ウクライナ語復権の動きも高まり、1989年には「ウクライナ言語法」ができ、ウクライナ語が国語となつた。また長い間禁止されてきた青と黄のウクライナ民族国旗が現れ、ウクライナ国歌「ウクライナはいまだ死なず」を歌い、ヴォロディーミル聖公の三叉の鐘の章を胸につけるようになった。
ソ連では離散傾向にある各共和国を何とか連邦の枠内にとどめようとゴルバチョフが必死の努力を試みていた。しかし同年三月リトアニアは独立してソ連から離脱するとの宣言を発し、ソ連の解体傾向に弾みをつけることになつた。それでもゴルバチョフ大統領 (1990年3月以来大統領 )は1990年1月新しい連邦条約の草案を発表し、翌1991年3月その賛否を問う国民投票を全ソ連で行った。ウクライナでは、ゴルバチョフ提案の連邦維持に70 %が賛成したが、他方ウクライナのみで用意された「主権国家ウクライナが主権国家連邦に加わるとの前年最高会議の決議に賛成か」との質問には80%が賛成した(P277)。
ソ連保守派のクーデター失敗の勢いもあり、8月24日ウクライナ最高会議はほとんど全会一致で独立宣言を採択した。後にこの日は独立記念日となる。国名は単純に「ウクライナ」となつた。また最高会議は共産党をクーデターに加担した廉で禁止した。クラフチュークは共産党を離党した。9月には最高会議は民族主義の伝統にもとづく国旗、国歌、国章を法制化した。国旗は上が大空を表す青、下が大地 (麦畑 )を表す黄の二色旗、国歌は1865年ヴェルビッキー作曲の「ウクライナはいまだ死なず」、国章はヴォロディーミル聖公の国章であった「三叉の鐘」である。いずれも中央ラーダ政府が制定したものの復活であった。またソ連を構成していた多くの共和国がウクライナにならって独立宣言をした。12月1日、ウクライナの完全独立の是非を問う国民投票と初代の大統領を決める選挙が行われた。国民投票では90.2 %が独立に賛成した。ロシア人の多いハルキフ、ドネツク、ザポリッジァ、ドニプロペトロフスクの各州でも80 %以上が賛成であった。ロシア人が過半数を占めるクリミアでも賛成は54 %と過半数を上回った。大統領選挙ではクラフチュークが62 %の得票率でルーフの候補であるチョルノヴィル・リヴィウ州議会議長 (得票率23 % )を破って当選し、初代大統領に就任した。
(イチハタ注;ルーフとは人権•少数民族の権利・宗教の保護、ウクライナ語の復権を求めるゆるやかな組織で、独立まで求めていない団体)

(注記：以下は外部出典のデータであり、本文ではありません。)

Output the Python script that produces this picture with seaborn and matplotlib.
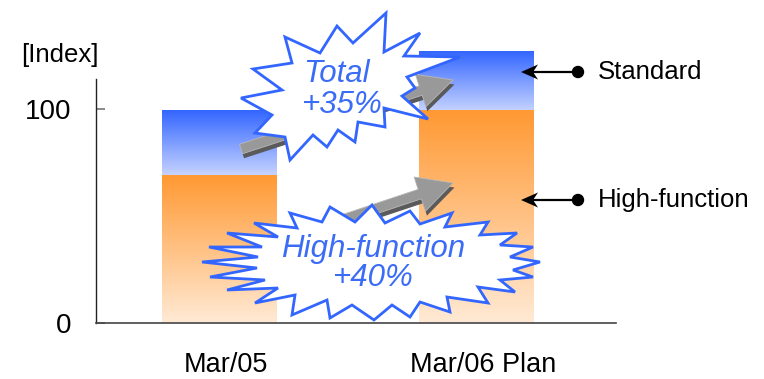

ウクライナの独立をポーランド、ハンガリーはただちに承認した。ウクライナ移民を多く抱えるカナダも早期に承認している。アメリカは12月24日承認した。日本は12月28日ウクライナを国家として承認し、翌1992年1月26日外交関係を樹立した。
このウクライナの独立宣言は、20世紀になって6回目のものであった。すなわち1918年1月、キエフでの中央ラーダの「ウクライナ国民共和国」、同年11月、リヴィウでの「西ウクライナ国民共和国」、1919年1月、キエフでのディレクトリア政府と西ウクライナ政府が合併した「ウクライナ国民共和国」、1939年3月、フストでの「カルパト・ウクライナ共和国」、そして1941年6月、リヴィウでの O U Nによるウクライナ独立宣言に続くものである。しかしこれら以前の独立宣言はいずれも長続きしないか、または最初から長続きする見込みのないことを知りつつ象徴的になされた行為にすぎなかった。それに対して今回の独立は、統治能力をもつ政府を有し、ウクライナ人が居住するほぼ全地域をカバーし、国際的にも承認された上での独立であり 、永続する蓋然性をもつ独立である。その意味では壮途半ばに潰えたフメリニッキーのウクライナ独立への夢が三五〇年を経てようやく現実のものとなったわけである。